2003'te Irak'a müdahale etmek üzere 65.000 ABD askeri Diyarbakır'a indirilecekti. Bu teskere son anda engellenmişti.

Sonrasında bu harekatın riskleri için öyle yorumlar yapıldı ki tüylerimiz ürpermişti.

EY BÜYÜK ATA'M...

Senin eğitim ordunun neferlerini bazıları ne duruma düşürdüler görüyor musun?

Fotoğrafların var. Öğretmen kürsüde ders anlatırken sen ayakta bekliyorsun, öğrencilerinin arasında pür dikkat onu izliyorsun. Bugünse yeni yetme bir kaymakam öğretmeni öğrencilerinin gözü önünde kendi sınıfında "Haddini bil" diye azarlayabiliyor.

Ona sahip çıkması gereken M.E. Bakanı ise kaymakam hakkında soruşturma yapılması için İçişleri Bakanı ile temasa geçmesi gerekirken... Konuşmasının içinde yer alan kuru bir "kınama" ile yetiniyor. Nerede öğretmeninin haklarını sonuna kadar savunan Senin Bakanın Mustafa Necatiler, Hasan Âli Yüceller?... Nereden nerelere geldik. Biz duayen öğretmenler acılıyız yaralıyız...

CANDAN AÇTIK CEHLE KARŞI BİR SAVAŞ.

1950'li yılların sonu öğretmen okulunda okuyan öğretmen adaylarıyız. Bayram törenlerine topluca gidiyoruz. Yolda marşalar söyleyerek:

Alnımızda bilgilerden bir çelenk,

Nura doğru can atan Türk genciyiz.

.

Candan açtık cehle karşı bir savaş,

Ey bu yolda ant içen genç arkadaş..

Gözlerimiz yaşarıyor söylerken. Biliyoruz ki devletimiz, bakanımız bizim arkamızda. Birçoğumuz atama öncesinde "Türk bayrağının dalgalandığı her yerde görev yapmaya hazırım." Biçiminde dilekçe vermiş.

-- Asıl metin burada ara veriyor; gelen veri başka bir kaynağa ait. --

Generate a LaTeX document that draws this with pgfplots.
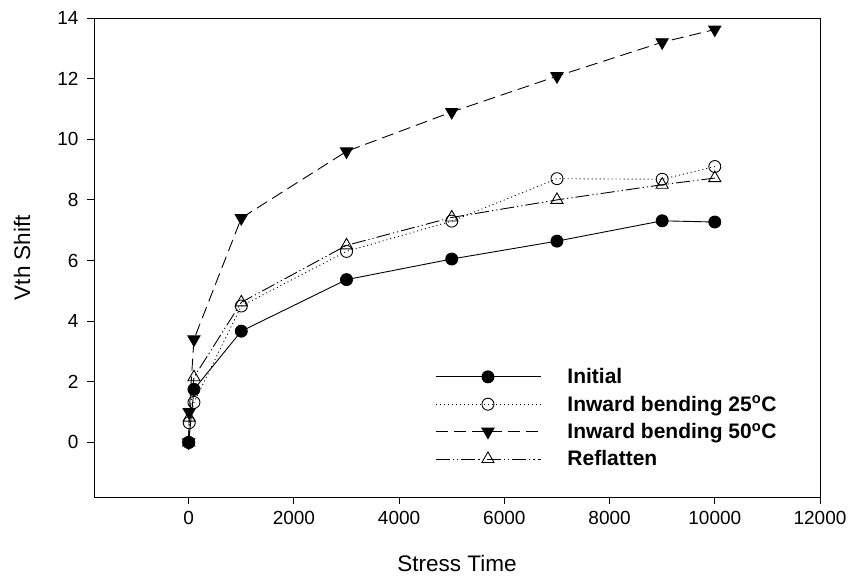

Mezuniyet öncesindeyiz, haziran sonunda sınavlarımız bittiği zaman telgrafla mezunların adları bakanlığımıza bildirilecek ve 1 Temmuz'dan başlayarak "Depo Tayin" yapılacak maaşlarımızı alacağız. Atama sırasında adam kayırma yapılmayacak, işlemler tarafsızca yapılacak.

Görev yerlerimize giderken "Donatım Bedeli" adı altında bir ödenek verilecek göreve başlarken bekar evimizi az çok donatacak bir ödenektir bu (Öncesinde tam donanımlı bir bekar evine yetecek kadar)

Vatanımızı çok seviyorduk. Ülkemize ve ülkemizin geleceğini inşa etmeye hazırdık. Ümitlerimiz ve ideallerimiz vardı.

Şimdi geldiğimiz noktada gençlerimiz mezun olsa da yıllarca iş bekleyecek, arkası olanlar aradan sıyrılıp görevlere atanacaklar. Ülkenin geleceğine ilişkin umutları azalmış. İş bulsa bile boğaz tokluğuna çalışacak. Üçte biri yurtdışına gitmeyi düşünüyor.

Her şeye karşın umutsuz olmayalım, gençlerimizle el ele verelim. Bizi bu ideallere ulaştıracak tavrı alalım. Her şeyin daha güzel olacağı günlere birlikte ulaşalım.